Since 2008, the average yearly growth of GDP in the eurozone has been zero. This is not the case in the EU countries outside the eurozone as is shown in the figure below. The contrast between the EU countries not in the eurozone (EU-10) and the eurozone is stark: the former group of countries that decided not to be in the eurozone has managed to recover from the recession of 2008-09, whereas the eurozone has stagnated since 2008. This dismal performance in the eurozone is entirely home-made and the result of fiscal rules that lack intelligence.

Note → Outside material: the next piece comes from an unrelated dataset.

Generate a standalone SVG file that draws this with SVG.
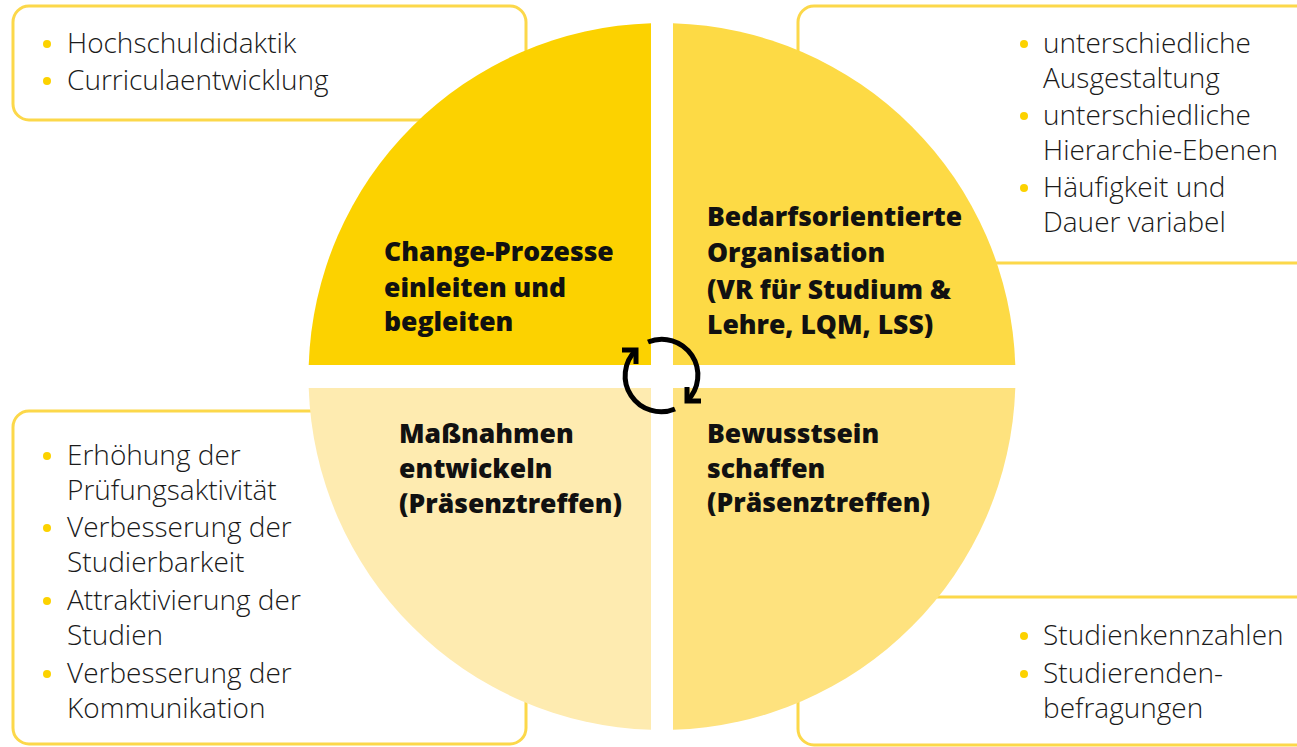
<svg xmlns="http://www.w3.org/2000/svg" width="1297" height="747" viewBox="0 0 1297 747">
<style>
.box{fill:#fff;stroke:#FCD84A;stroke-width:3}
.li{font-family:"Open Sans","Liberation Sans",sans-serif;font-weight:300;font-size:28px;fill:#1a1a1a}
.tt{font-family:"Open Sans","Liberation Sans",sans-serif;font-weight:800;font-size:26.5px;fill:#111}
.dot{fill:#FCD200}
.cyc{fill:none;stroke:#000;stroke-width:5}
</style>
<rect width="1297" height="747" fill="#fff"/>
<g id="box-tl">
<rect class="box" x="13" y="6" width="513" height="114" rx="16"/>
<circle class="dot" cx="47" cy="44" r="4"/><text class="li" x="67" y="53">Hochschuldidaktik</text>
<circle class="dot" cx="47" cy="81" r="4"/><text class="li" x="67" y="90">Curriculaentwicklung</text>
</g>
<g id="box-tr">
<rect class="box" x="798" y="6" width="530" height="257" rx="16"/>
<circle class="dot" cx="1024" cy="44" r="4"/><text class="li" x="1043" y="53">unterschiedliche</text>
<text class="li" x="1043" y="88">Ausgestaltung</text>
<circle class="dot" cx="1024" cy="116" r="4"/><text class="li" x="1043" y="125">unterschiedliche</text>
<text class="li" x="1043" y="160">Hierarchie-Ebenen</text>
<circle class="dot" cx="1024" cy="188" r="4"/><text class="li" x="1043" y="197">Häufigkeit und</text>
<text class="li" x="1043" y="232">Dauer variabel</text>
</g>
<g id="box-bl">
<rect class="box" x="13" y="411" width="513" height="333" rx="16"/>
<circle class="dot" cx="47" cy="456" r="4"/><text class="li" x="67" y="465">Erhöhung der</text>
<text class="li" x="67" y="500">Prüfungsaktivität</text>
<circle class="dot" cx="47" cy="528" r="4"/><text class="li" x="67" y="537">Verbesserung der</text>
<text class="li" x="67" y="572">Studierbarkeit</text>
<circle class="dot" cx="47" cy="601" r="4"/><text class="li" x="67" y="610">Attraktivierung der</text>
<text class="li" x="67" y="645">Studien</text>
<circle class="dot" cx="47" cy="674" r="4"/><text class="li" x="67" y="683">Verbesserung der</text>
<text class="li" x="67" y="718">Kommunikation</text>
</g>
<g id="box-br">
<rect class="box" x="798" y="597" width="530" height="148" rx="16"/>
<circle class="dot" cx="1024" cy="636" r="4"/><text class="li" x="1043" y="645">Studienkennzahlen</text>
<circle class="dot" cx="1024" cy="674" r="4"/><text class="li" x="1043" y="683">Studierenden-</text>
<text class="li" x="1043" y="718">befragungen</text>
</g>
<g id="q-change">
<path d="M651 23.2 L651 365 L308.7 365 A353.5 353.5 0 0 1 651 23.2 Z" fill="#FCD200"/>
<text class="tt" x="384" y="261">Change-Prozesse</text>
<text class="tt" x="384" y="297">einleiten und</text>
<text class="tt" x="384" y="331">begleiten</text>
</g>
<g id="q-bedarf">
<path d="M673 23.2 A353.5 353.5 0 0 1 1015.3 365 L673 365 Z" fill="#FDDA45"/>
<text class="tt" x="707" y="226">Bedarfsorientierte</text>
<text class="tt" x="707" y="262">Organisation</text>
<text class="tt" x="707" y="299">(VR für Studium &amp;</text>
<text class="tt" x="707" y="334">Lehre, LQM, LSS)</text>
</g>
<g id="q-bewusst">
<path d="M673 388 L1015.3 388 A353.5 353.5 0 0 1 673 729.8 Z" fill="#FEE27E"/>
<text class="tt" x="707" y="443">Bewusstsein</text>
<text class="tt" x="707" y="478">schaffen</text>
<text class="tt" x="707" y="512">(Präsenztreffen)</text>
</g>
<g id="q-massnahmen">
<path d="M651 388 L651 729.8 A353.5 353.5 0 0 1 308.7 388 Z" fill="#FEEBB0"/>
<text class="tt" x="399" y="443">Maßnahmen</text>
<text class="tt" x="399" y="478">entwickeln</text>
<text class="tt" x="399" y="513">(Präsenztreffen)</text>
</g>
<g id="connectors">
<path class="cyc" d="M648 342 A36 36 0 0 1 687 401"/>
<path class="cyc" d="M701 401 L687 401 L687 387"/>
<path class="cyc" d="M675 409 A36 36 0 0 1 636 350"/>
<path class="cyc" d="M622 350 L636 350 L636 364"/>
</g>
</svg>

It is often said that governments today cannot issue more debt because this would place a burden on our grandchildren. The truth is that our grandchildren will ask us why we did not invest in alternative energy and public transportation, and thereby made their lives miserable, when we faced historically favourable financial conditions to do so.

References

De Grauwe, Paul and Ji, Yuemei (2015), “Crisis Management and Economic Growth in the Eurozone”, paper prepared for the conference on Economic Growth in Europe at the Bank of Portugal, Lisbon, May.

Gros, Daniel (2014), “Investment as the key to recovery in the euro area?”, CEPS Policy Brief No. 326, CEPS, Brussels, 18 November.

IMF (2014), “Is it time for an infrastructure push? The Macroeconomic Effects of Public Investment, World Economic Outlook, Chapter 3, October, pp. 76-114.

IMF (2015), World Economic Outlook, Chapter 3, Box 3.5 on The Effects of Structural Reforms on Total Factor Productivity, pp. 104-107.

Muellbauer, John (2014), “Combating deflation in the Eurozone: QE for the people”, VoxEU (http://www.voxeu.org/article/combatting-eurozone-deflation-qe-people).

 


[1] Some of these countries may also lack the appropriate governance to ensure that public investments raise productivity (see Gros, 2014 and IMF, 2015, on this).